In 1915 Durant struck a deal with the owner of the McLaughlin Motor Car Company, involved in the production of Buick vehicles in Canada under a franchise agreement, to create the Chevrolet Motor Car Company of Canada. Three years later the Chevrolet and McLaughlin companies were purchased by General Motors and became GM Canada.
By 1916 Chevrolet was a significant force in the US automobile industry. Durant’s reputation and financial muscle in Detroit were re-established and Durant found himself in a position to be able to purchase the majority shareholding in General Motors. With the deal finalised in 1917, and Durant installed as the president of General Motors, Chevrolet was merged into GM as a separate division.
Chevrolet pioneered the small-block V8 engine in 1955, a basic engine concept that has remained in continuous production since that time, longer than any other mass-produced engine design in the global automotive industry. Today’s descendants of this ground-breaking engine share the concept but benefit from continuous advances in technology.
Aluminium cylinder blocks and heads, electronic engine management systems, and sequential fuel injection are but a few of the changes adopted over the lifespan of the engine. Depending on their application, engine capacities range from 5,3 litres to 7,0 litres with power outputs ranging from 133 kW to a mighty 370 kW. A version of this engine powers the South African Chevrolet flagship Lumina Sedan and Ute models. A 6 litre all aluminium Gen IV version of this engine delivers 270 kW of power and 530 Nm of torque for these muscle cars.
In South Africa the Chevrolet brand goes back to the 1920s and was the core brand of General Motors in South Africa from the time assembly operations started in 1926 through to 1982 when Opel was adopted as the main brand. In 2003 Chevrolet was reintroduced in South Africa with the range continually expanded to cover a wide spectrum of the market.

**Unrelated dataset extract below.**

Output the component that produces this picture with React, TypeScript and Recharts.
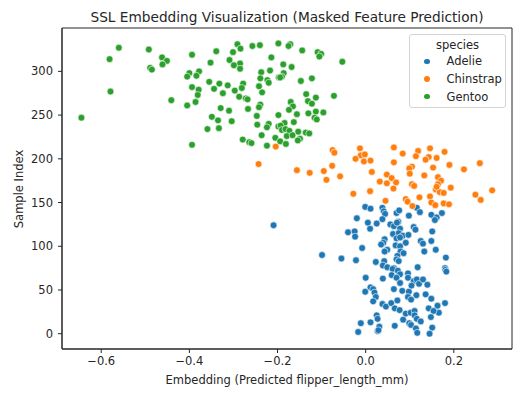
import { ScatterChart, Scatter, XAxis, YAxis, Legend, ReferenceArea } from "recharts";

const FONT = "'DejaVu Sans', sans-serif";
const INK = "#262626";

const X_DOMAIN: [number, number] = [-0.689, 0.332];
const Y_DOMAIN: [number, number] = [-17.5, 349.6];
const X_TICKS = [-0.6, -0.4, -0.2, 0, 0.2];
const Y_TICKS = [0, 50, 100, 150, 200, 250, 300];

// [embedding, sample index]
const adelie: [number, number][] = [
  [-0.001, 145], [0.011, 143], [0.038, 144], [0.041, 140], [0.044, 137], [0.07, 138], [0.076, 141],
  [0.074, 128], [0.098, 135], [0.116, 144], [0.123, 139], [0.149, 136], [0.161, 133], [0.157, 130],
  [0.173, 138], [0.038, 131], [-0.02, 132], [0.005, 127], [0.025, 126], [0.01, 120], [0.056, 125],
  [0.064, 123], [0.071, 127], [0.109, 122], [0.113, 119], [0.078, 120], [0.062, 114], [0.075, 115],
  [0.084, 112], [0.097, 113], [-0.04, 116], [-0.025, 117], [-0.024, 111], [0.151, 117], [0.043, 108],
  [0.04, 104], [0.035, 102], [0.07, 109], [0.078, 110], [0.091, 104], [0.125, 106], [0.13, 103],
  [0.149, 106], [0.068, 101], [0.078, 100], [-0.008, 98], [0.049, 96], [0.043, 94], [0.079, 94],
  [0.086, 92], [0.133, 94], [0.159, 96], [-0.099, 90], [-0.055, 86], [-0.022, 84], [0.072, 89],
  [0.07, 85], [0.075, 83], [0.182, 87], [0.023, 82], [0.042, 83], [0.039, 78], [0.049, 76],
  [0.064, 75], [0.118, 76], [0.18, 75], [0.181, 73], [0.183, 71], [0.0, 64], [0.039, 63],
  [0.061, 74], [0.073, 72], [0.059, 67], [0.078, 68], [0.07, 64], [0.078, 58], [0.096, 69],
  [0.096, 64], [0.109, 60], [0.116, 62], [0.104, 55], [0.121, 57], [0.13, 62], [0.14, 56],
  [0.011, 53], [0.017, 51], [-0.001, 48], [0.02, 47], [0.023, 42], [0.017, 37], [0.064, 51],
  [0.083, 49], [0.098, 48], [0.115, 44], [0.096, 42], [0.103, 39], [0.136, 45], [0.149, 40],
  [0.038, 34], [0.046, 31], [0.058, 35], [0.072, 38], [0.066, 29], [0.077, 27], [0.143, 29],
  [0.163, 32], [0.166, 24], [0.154, 26], [0.18, 35], [0.091, 23], [0.102, 24], [0.111, 26],
  [0.111, 21], [0.085, 16], [0.099, 12], [0.103, 10], [0.116, 17], [0.125, 14], [0.148, 19],
  [0.025, 21], [0.027, 17], [0.011, 13], [-0.011, 12], [0.066, 9], [0.031, 8], [0.027, 3],
  [0.029, 4], [-0.017, 2], [0.114, 6], [0.117, 1], [0.151, 7], [0.145, 0], [-0.209, 124],
];

const chinstrap: [number, number][] = [
  [-0.204, 214], [-0.243, 194], [-0.075, 210], [-0.071, 207], [-0.013, 212], [-0.011, 204],
  [-0.002, 205], [-0.023, 200], [-0.004, 197], [0.011, 198], [0.064, 213], [0.084, 206],
  [0.119, 209], [0.114, 203], [0.146, 212], [0.143, 202], [0.136, 199], [0.161, 201],
  [0.179, 208], [0.064, 196], [0.19, 193], [0.259, 195], [-0.156, 187], [-0.127, 184],
  [-0.095, 186], [-0.089, 176], [-0.076, 192], [-0.058, 180], [0.014, 185], [0.105, 191],
  [0.099, 189], [0.1, 183], [0.133, 181], [0.153, 190], [0.223, 188], [0.048, 182],
  [0.059, 178], [0.032, 174], [0.048, 172], [0.069, 173], [0.105, 171], [0.11, 169],
  [0.063, 166], [0.164, 179], [0.171, 175], [0.164, 171], [0.159, 165], [0.168, 162],
  [0.161, 168], [0.193, 167], [0.177, 161], [0.287, 164], [0.249, 159], [0.261, 153],
  [-0.028, 160], [0.01, 163], [0.045, 152], [0.091, 154], [0.095, 151], [0.122, 156],
  [0.146, 157], [0.149, 150], [0.158, 147], [0.177, 149], [0.189, 148], [0.106, 146],
];

const gentoo: [number, number][] = [
  [-0.56, 327], [-0.581, 314], [-0.492, 325], [-0.462, 316], [-0.451, 312], [-0.461, 308],
  [-0.489, 304], [-0.485, 302], [-0.394, 319], [-0.339, 323], [-0.352, 310], [-0.291, 331],
  [-0.284, 326], [-0.257, 329], [-0.24, 330], [-0.198, 332], [-0.301, 322], [-0.309, 313],
  [-0.285, 309], [-0.299, 307], [-0.285, 303], [-0.214, 316], [-0.4, 298], [-0.405, 294],
  [-0.378, 300], [-0.384, 295], [-0.237, 299], [-0.217, 301], [-0.197, 293], [-0.355, 288],
  [-0.332, 286], [-0.313, 284], [-0.278, 286], [-0.281, 281], [-0.239, 292], [-0.223, 290],
  [-0.22, 287], [-0.242, 283], [-0.394, 282], [-0.379, 279], [-0.344, 280], [-0.324, 275],
  [-0.297, 278], [-0.235, 276], [-0.381, 273], [-0.579, 277], [-0.441, 267], [-0.405, 261],
  [-0.386, 265], [-0.287, 271], [-0.272, 269], [-0.268, 268], [-0.239, 262], [-0.242, 259],
  [-0.329, 258], [-0.31, 255], [-0.267, 257], [-0.198, 250], [-0.645, 247], [-0.349, 248],
  [-0.335, 244], [-0.304, 243], [-0.247, 249], [-0.359, 234], [-0.333, 235], [-0.246, 239],
  [-0.22, 240], [-0.224, 236], [-0.198, 237], [-0.236, 227], [-0.205, 224], [-0.279, 222],
  [-0.264, 219], [-0.259, 218], [-0.394, 216], [-0.224, 215], [-0.171, 331], [-0.175, 329],
  [-0.144, 324], [-0.109, 322], [-0.101, 320], [-0.105, 317], [-0.053, 311], [-0.187, 308],
  [-0.168, 305], [-0.186, 298], [-0.19, 294], [-0.194, 293], [-0.147, 289], [-0.122, 292],
  [-0.135, 274], [-0.113, 270], [-0.131, 266], [-0.122, 263], [-0.072, 272], [-0.17, 265],
  [-0.165, 260], [-0.174, 256], [-0.156, 251], [-0.13, 252], [-0.113, 254], [-0.096, 253],
  [-0.116, 247], [-0.111, 245], [-0.163, 242], [-0.184, 241], [-0.193, 238], [-0.19, 233],
  [-0.182, 234], [-0.173, 232], [-0.179, 226], [-0.153, 231], [-0.149, 223], [-0.154, 221],
  [-0.136, 230], [-0.128, 229], [-0.166, 227], [-0.194, 220], [-0.181, 217],
];

const SPECIES = [
  { name: "Adelie", color: "#1f77b4", points: adelie },
  { name: "Chinstrap", color: "#ff7f0e", points: chinstrap },
  { name: "Gentoo", color: "#2ca02c", points: gentoo },
];

const fmt = (v: number) => (v < 0 ? "\u2212" + Math.abs(v).toFixed(1) : v.toFixed(1));

function dot(color: string) {
  // eslint-disable-next-line @typescript-eslint/no-explicit-any
  return (p: any) => <circle cx={p.cx} cy={p.cy} r={3.4} fill={color} stroke="#fff" strokeWidth={0.6} />;
}

function SpeciesLegend() {
  return (
    <div
      style={{
        width: 97, height: 74, boxSizing: "border-box", border: "1px solid #d4d4d4", borderRadius: 3,
        background: "rgba(255,255,255,0.85)", fontFamily: FONT, fontSize: 11.5, color: INK,
      }}
    >
      <div style={{ textAlign: "center", lineHeight: "15px", paddingTop: 2.5 }}>species</div>
      {SPECIES.map((s) => (
        <div key={s.name} style={{ display: "flex", alignItems: "center", height: 17.7, whiteSpace: "nowrap" }}>
          <span style={{ width: 5.5, height: 5.5, borderRadius: 3, background: s.color, marginLeft: 14, marginRight: 17 }} />
          {s.name}
        </div>
      ))}
    </div>
  );
}

export default function App() {
  return (
    <div style={{ position: "absolute", left: 0, top: 0, width: 529, height: 396, background: "#fff" }}>
      <div
        style={{
          position: "absolute", left: 62, width: 450, top: 9, textAlign: "center",
          fontFamily: FONT, fontSize: 13.7, lineHeight: "16px", color: INK,
        }}
      >
        SSL Embedding Visualization (Masked Feature Prediction)
      </div>
      <ScatterChart width={529} height={396} margin={{ top: 28, right: 17, left: 0, bottom: 0 }}>
        <XAxis
          type="number" dataKey="x" domain={X_DOMAIN} ticks={X_TICKS} allowDataOverflow
          tickFormatter={fmt} height={47} tickSize={4} tickMargin={4}
          tick={{ fill: INK, fontSize: 11.5, fontFamily: FONT }}
          axisLine={{ stroke: INK }} tickLine={{ stroke: INK }}
          label={{
            content: () => (
              <text x={287} y={384} textAnchor="middle" fill={INK} fontSize={11.5} fontFamily={FONT}>
                Embedding (Predicted flipper_length_mm)
              </text>
            ),
          }}
        />
        <YAxis
          type="number" dataKey="y" domain={Y_DOMAIN} ticks={Y_TICKS} allowDataOverflow
          width={62} tickSize={4} tickMargin={5}
          tick={{ fill: INK, fontSize: 11.5, fontFamily: FONT }}
          axisLine={{ stroke: INK }} tickLine={{ stroke: INK }}
          label={{
            content: () => (
              <text
                x={18.5} y={189} textAnchor="middle" dominantBaseline="central"
                transform="rotate(-90 18.5 189)" fill={INK} fontSize={11.5} fontFamily={FONT}
              >
                Sample Index
              </text>
            ),
          }}
        />
        {SPECIES.map((s) => (
          <Scatter
            key={s.name}
            name={s.name}
            data={s.points.map(([x, y]) => ({ x, y }))}
            fill={s.color}
            shape={dot(s.color)}
            isAnimationActive={false}
          />
        ))}
        <ReferenceArea
          x1={X_DOMAIN[0]} x2={X_DOMAIN[1]} y1={Y_DOMAIN[0]} y2={Y_DOMAIN[1]}
          fill="none" fillOpacity={0} stroke={INK} strokeWidth={1}
        />
        <Legend
          layout="vertical" align="center" verticalAlign="middle"
          content={<SpeciesLegend />}
          wrapperStyle={{ left: 409, top: 34, width: 97 }}
        />
      </ScatterChart>
    </div>
  );
}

Today Chevrolet accounts for 56% of GMSA’s passenger vehicle sales with representation in the popular small car sector with the Spark, Aveo Sedan, and Aveo Hatchback; the Optra sedan in the compact sedan sector; in the mid-size SUV market with the Captiva, and in the niche muscle-car market with the Lumina V8. Chevrolet also fills a unique place in the pickup market with the Lumina Ute, an iconic recreational pickup.